Output saved to examples/02_custom_format_out/custom.tsv3.

Example 3: Project Configuration

Centralize hard-coded parameters (magic numbers) in YAML config files. Convention: use UPPER_CASE for config keys to signal user-defined constants.

project/
  config/
    PATHS.yaml          # DATA_DIR: /data/experiment_01
    PREPROCESS.yaml     # SAMPLE_RATE: 1000, BANDPASS: [0.5, 40]
    MODEL.yaml          # HIDDEN_DIM: 256, DEBUG_HIDDEN_DIM: 32
    IS_DEBUG.yaml       # IS_DEBUG: false
from scitex_io import load_configs

# Load all YAML files at once — namespaced by filename
CONFIG = load_configs(config_dir="./config")

CONFIG.PATHS.DATA_DIR            # "/data/experiment_01"
CONFIG.PREPROCESS.SAMPLE_RATE    # 1000
CONFIG.MODEL.HIDDEN_DIM          # 256

# Debug mode promotes DEBUG_ prefixed keys
CONFIG = load_configs(config_dir="./config", IS_DEBUG=True)
CONFIG.MODEL.HIDDEN_DIM          # 32

# Export merged config for reproducibility
save(CONFIG.to_dict(), "merged_config.json")

Run the full example:

python3 examples/03_load_configs.py

Example 4: DotDict

DotDict is the return type of load_configs().
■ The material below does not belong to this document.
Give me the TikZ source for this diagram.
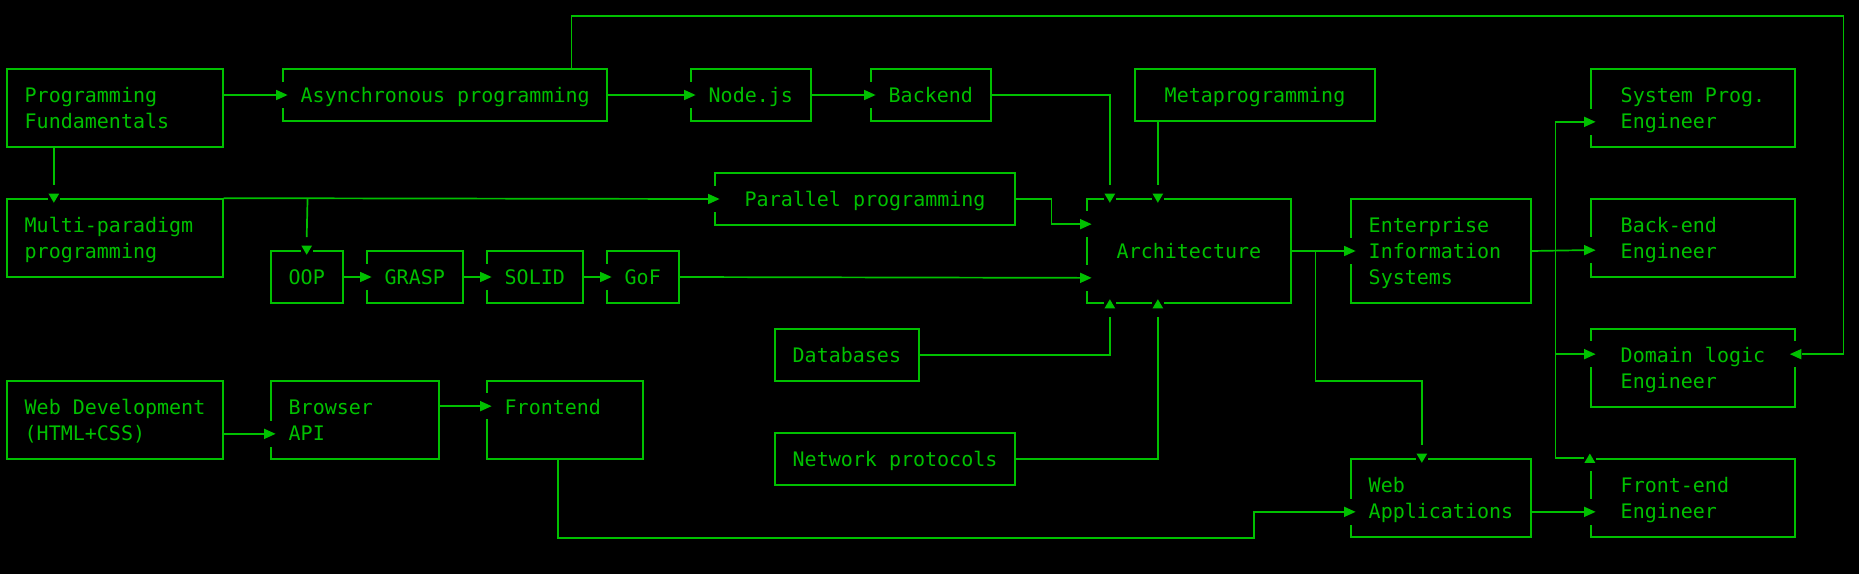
\documentclass[tikz,border=0pt]{standalone}
\usepackage{fontspec}
\newfontfamily\termfont{DejaVu Sans Mono}
\usetikzlibrary{calc,fit}
\definecolor{term}{RGB}{0,192,0}
\tikzset{
  gbox/.style={draw=term, line width=0.85pt, inner sep=0pt, minimum width=0pt, minimum height=0pt},
  txt/.style={anchor=base west, yshift=-3.85pt, inner sep=0pt, outer sep=0pt, text=term,
              font=\termfont\fontsize{10pt}{13pt}\selectfont},
  conn/.style={draw=term, line width=0.85pt},
  arR/.pic={\fill[black] (-0.9pt,-6.5pt) rectangle (0.9pt,6.5pt);
            \fill[term] (-2.85pt,-2.6pt) -- (2.85pt,0pt) -- (-2.85pt,2.6pt) -- cycle;},
  arL/.pic={\fill[black] (-0.9pt,-6.5pt) rectangle (0.9pt,6.5pt);
            \fill[term] (2.85pt,-2.6pt) -- (-2.85pt,0pt) -- (2.85pt,2.6pt) -- cycle;},
  arD/.pic={\fill[black] (-3pt,-0.9pt) rectangle (3pt,0.9pt);
            \fill[term] (-2.7pt,2.3pt) -- (2.7pt,2.3pt) -- (0pt,-2.3pt) -- cycle;},
  arU/.pic={\fill[black] (-3pt,-0.9pt) rectangle (3pt,0.9pt);
            \fill[term] (-2.7pt,-2.3pt) -- (2.7pt,-2.3pt) -- (0pt,2.3pt) -- cycle;},
  arUc/.pic={\fill[black] (-3pt,-0.9pt) rectangle (3pt,0.9pt);
             \fill[black] (-0.9pt,0.9pt) rectangle (0.9pt,-6.5pt);
             \fill[term] (-2.7pt,-2.3pt) -- (2.7pt,-2.3pt) -- (0pt,2.3pt) -- cycle;},
}
\newcommand\gbox[5]{\node[gbox, fit={(#2,#3) (#4,#5)}] (#1) {};}
\newcommand\ttext[4]{\node[txt] (#1) at (#2-0.5,#3) {#4};}
\begin{document}
\begin{tikzpicture}[x=6pt,y=-13pt]
\fill[black] (-0.55833,-0.653846) rectangle (154.35833,21.423077);
\useasboundingbox (-0.55833,-0.653846) rectangle (154.35833,21.423077);

% boxes
\gbox{pf}{0}{2}{18}{5}
\gbox{async}{23}{2}{50}{4}
\gbox{node}{57}{2}{67}{4}
\gbox{backend}{72}{2}{82}{4}
\gbox{meta}{94}{2}{114}{4}
\gbox{multi}{0}{7}{18}{10}
\gbox{par}{59}{6}{84}{8}
\gbox{oop}{22}{9}{28}{11}
\gbox{grasp}{30}{9}{38}{11}
\gbox{solid}{40}{9}{48}{11}
\gbox{gof}{50}{9}{56}{11}
\gbox{arch}{90}{7}{107}{11}
\gbox{eis}{112}{7}{127}{11}
\gbox{sysprog}{132}{2}{149}{5}
\gbox{backeng}{132}{7}{149}{10}
\gbox{domain}{132}{12}{149}{15}
\gbox{fronteng}{132}{17}{149}{20}
\gbox{webapp}{112}{17}{127}{20}
\gbox{webdev}{0}{14}{18}{17}
\gbox{browser}{22}{14}{36}{17}
\gbox{frontend}{40}{14}{53}{17}
\gbox{db}{64}{12}{76}{14}
\gbox{net}{64}{16}{84}{18}

% texts
\ttext{pf-1}{2}{3}{Programming}
\ttext{pf-2}{2}{4}{Fundamentals}
\ttext{async-1}{25}{3}{Asynchronous programming}
\ttext{node-1}{59}{3}{Node.js}
\ttext{backend-1}{74}{3}{Backend}
\ttext{meta-1}{97}{3}{Metaprogramming}
\ttext{multi-1}{2}{8}{Multi-paradigm}
\ttext{multi-2}{2}{9}{programming}
\ttext{par-1}{62}{7}{Parallel programming}
\ttext{oop-1}{24}{10}{OOP}
\ttext{grasp-1}{32}{10}{GRASP}
\ttext{solid-1}{42}{10}{SOLID}
\ttext{gof-1}{52}{10}{GoF}
\ttext{arch-1}{93}{9}{Architecture}
\ttext{eis-1}{114}{8}{Enterprise}
\ttext{eis-2}{114}{9}{Information}
\ttext{eis-3}{114}{10}{Systems}
\ttext{sysprog-1}{135}{3}{System Prog.}
\ttext{sysprog-2}{135}{4}{Engineer}
\ttext{backeng-1}{135}{8}{Back-end}
\ttext{backeng-2}{135}{9}{Engineer}
\ttext{domain-1}{135}{13}{Domain logic}
\ttext{domain-2}{135}{14}{Engineer}
\ttext{fronteng-1}{135}{18}{Front-end}
\ttext{fronteng-2}{135}{19}{Engineer}
\ttext{webapp-1}{114}{18}{Web}
\ttext{webapp-2}{114}{19}{Applications}
\ttext{webdev-1}{2}{15}{Web Development}
\ttext{webdev-2}{2}{16}{(HTML+CSS)}
\ttext{browser-1}{24}{15}{Browser}
\ttext{browser-2}{24}{16}{API}
\ttext{frontend-1}{42}{15}{Frontend}
\ttext{db-1}{66}{13}{Databases}
\ttext{net-1}{66}{17}{Network protocols}

% target points
\coordinate (dl) at ($(domain.north east)+(0,1)$);

% connectors
\draw[conn] (pf.east |- async.west) -- ($(async.west)+(-0.5,0)$);
\draw[conn] (async.east) -- ($(node.west)+(-0.5,0)$);
\draw[conn] (node.east) -- ($(backend.west)+(-0.5,0)$);
\draw[conn] (backend.east) -| ($(arch.north west)+(2,-0.5)$);
\draw[conn] ($(meta.south west)+(2,0)$) -- ($(arch.north west)+(6,-0.5)$);
\draw[conn] ($(async.north east)+(-3,0)$) -- ++(0,-2) -| ($(dl)+(4,0)$) -- ($(dl)+(0.5,0)$);
\draw[conn] ($(pf.south west)+(4,0)$) -- ($(multi.north west)+(4,-0.5)$);
\draw[conn] (multi.north east) -- ($(par.west)+(-0.5,0)$);
\draw[conn] ($(multi.north east)+(7,0)$) -- ($(oop.north)+(0,-0.5)$);
\draw[conn] (par.east) -- ++(3,0) |- ($(arch.north west)+(-0.5,1)$);
\draw[conn] (oop.east) -- ($(grasp.west)+(-0.5,0)$);
\draw[conn] (grasp.east) -- ($(solid.west)+(-0.5,0)$);
\draw[conn] (solid.east) -- ($(gof.west)+(-0.5,0)$);
\draw[conn] (gof.east) -- ($(arch.south west)+(-0.5,-1)$);
\draw[conn] (db.east) -| ($(arch.south west)+(2,0.5)$);
\draw[conn] (net.east) -| ($(arch.south west)+(6,0.5)$);
\draw[conn] (arch.east) -- ($(eis.west)+(-0.5,0)$);
\draw[conn] ($(arch.east)+(2,0)$) -- ++(0,5) -| ($(webapp.north west)+(6,-0.5)$);
\draw[conn] ($(frontend.south west)+(6,0)$) -- ++(0,3) -- ++(58,0) |- ($(webapp.south west)+(-0.5,-1)$);
\draw[conn] ($(webdev.south east)+(0,-1)$) -- ($(browser.south west)+(-0.5,-1)$);
\draw[conn] ($(browser.north east)+(0,1)$) -- ($(frontend.north west)+(-0.5,1)$);
\draw[conn] (eis.east) -- ($(backeng.north west)+(-0.5,2)$);
\draw[conn] ($(eis.east)+(2,0)$) |- ($(sysprog.south west)+(-0.5,-1)$);
\draw[conn] ($(eis.east)+(2,0)$) |- ($(domain.north west)+(-0.5,1)$);
\draw[conn] ($(eis.east)+(2,0)$) |- ($(fronteng.north west)+(-0.5,0)$);
\draw[conn] ($(webapp.south east)+(0,-1)$) -- ($(fronteng.south west)+(-0.5,-1)$);

% arrowheads
\pic at (async.west) {arR};
\pic at (node.west) {arR};
\pic at (backend.west) {arR};
\pic at ($(arch.north west)+(2,0)$) {arD};
\pic at ($(arch.north west)+(6,0)$) {arD};
\pic at (dl) {arL};
\pic at ($(multi.north west)+(4,0)$) {arD};
\pic at (par.west) {arR};
\pic at (oop.north) {arD};
\pic at ($(arch.north west)+(0,1)$) {arR};
\pic at (grasp.west) {arR};
\pic at (solid.west) {arR};
\pic at (gof.west) {arR};
\pic at ($(arch.south west)+(0,-1)$) {arR};
\pic at ($(arch.south west)+(2,0)$) {arU};
\pic at ($(arch.south west)+(6,0)$) {arU};
\pic at (eis.west) {arR};
\pic at ($(webapp.north west)+(6,0)$) {arD};
\pic at ($(webapp.south west)+(0,-1)$) {arR};
\pic at ($(browser.south west)+(0,-1)$) {arR};
\pic at ($(frontend.north west)+(0,1)$) {arR};
\pic at ($(backeng.north west)+(0,2)$) {arR};
\pic at ($(sysprog.south west)+(0,-1)$) {arR};
\pic at ($(domain.north west)+(0,1)$) {arR};
\pic at (fronteng.north west) {arUc};
\pic at ($(fronteng.south west)+(0,-1)$) {arR};
\end{tikzpicture}
\end{document}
It wraps nested dictionaries with dot-notation access:

from scitex_io import DotDict

PARAMS = DotDict({
    "MODEL": {"HIDDEN_DIM": 256, "DROPOUT": 0.3},
    "TRAINING": {"BATCH_SIZE": 64, "EPOCHS": 100},
})

PARAMS.MODEL.HIDDEN_DIM       # 256
PARAMS.TRAINING.BATCH_SIZE    # 64

list(PARAMS.keys())           # ["MODEL", "TRAINING"]
PARAMS.to_dict()              # plain dict for serialization

Run:

python3 examples/04_dotdict.py

Example 5: Metadata Embedding

Embed provenance into figures so they carry their own history. Months later, you can read metadata from the file alone — no external tracking needed.
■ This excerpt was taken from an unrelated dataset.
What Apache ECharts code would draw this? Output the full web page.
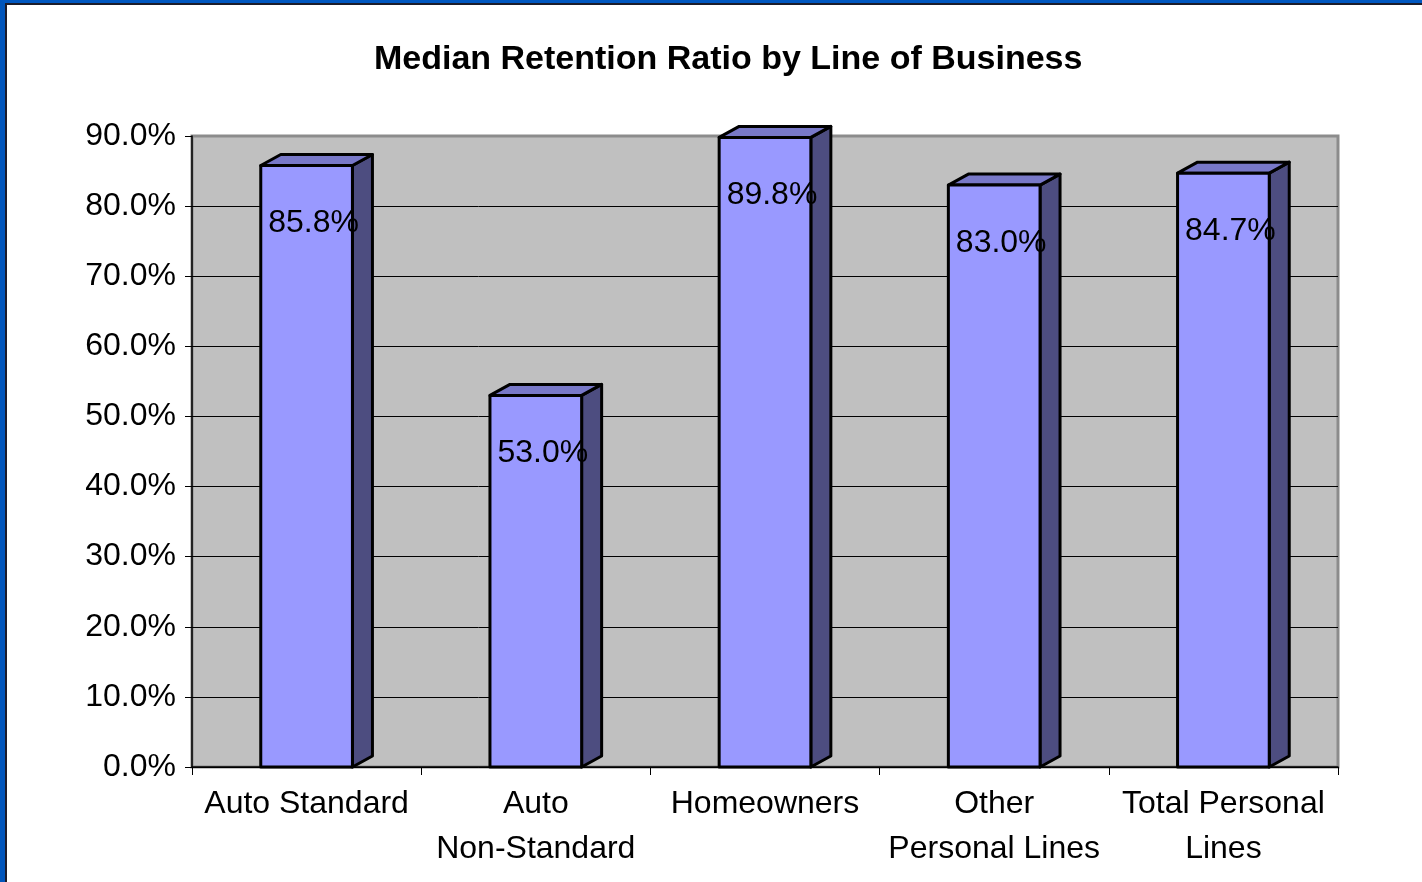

from scitex_io import embed_metadata, read_metadata, has_metadata

# Create a simple figure
import matplotlib.pyplot as plt
fig, ax = plt.subplots()
ax.plot([1, 2, 3], [4, 5, 6])
fig.savefig("figure.png")
plt.close()

# Embed experiment metadata into the PNG
embed_metadata("figure.png", {
    "EXPERIMENT": "exp_042",
    "MODEL": "resnet50",
    "ACCURACY": 0.94,
    "TIMESTAMP": "2026-03-11",
})

# Verify metadata was embedded
assert has_metadata("figure.png")

# Read it back
meta = read_metadata("figure.png")
assert meta["EXPERIMENT"] == "exp_042"
assert meta["ACCURACY"] == "0.94"   # stored as string in PNG tEXt

Supported formats:

Format

Storage mechanism

PNG

tEXt chunks

JPEG

EXIF UserComment

SVG

XML <metadata> element

PDF

Info Dictionary

Run:

python3 examples/05_metadata_embedding.py

Part of SciTeX

When used inside the SciTeX framework, I/O is automatically tracked for reproducibility:

import scitex

@scitex.session
def main(CONFIG=scitex.INJECTED):
    data = scitex.io.load("input.csv")     # auto-tracked by clew
    result = process(data)
    scitex.io.save(result, "output.csv")   # auto-tracked by clew
    return 0

scitex.io delegates to scitex_io — they share the same API and registry.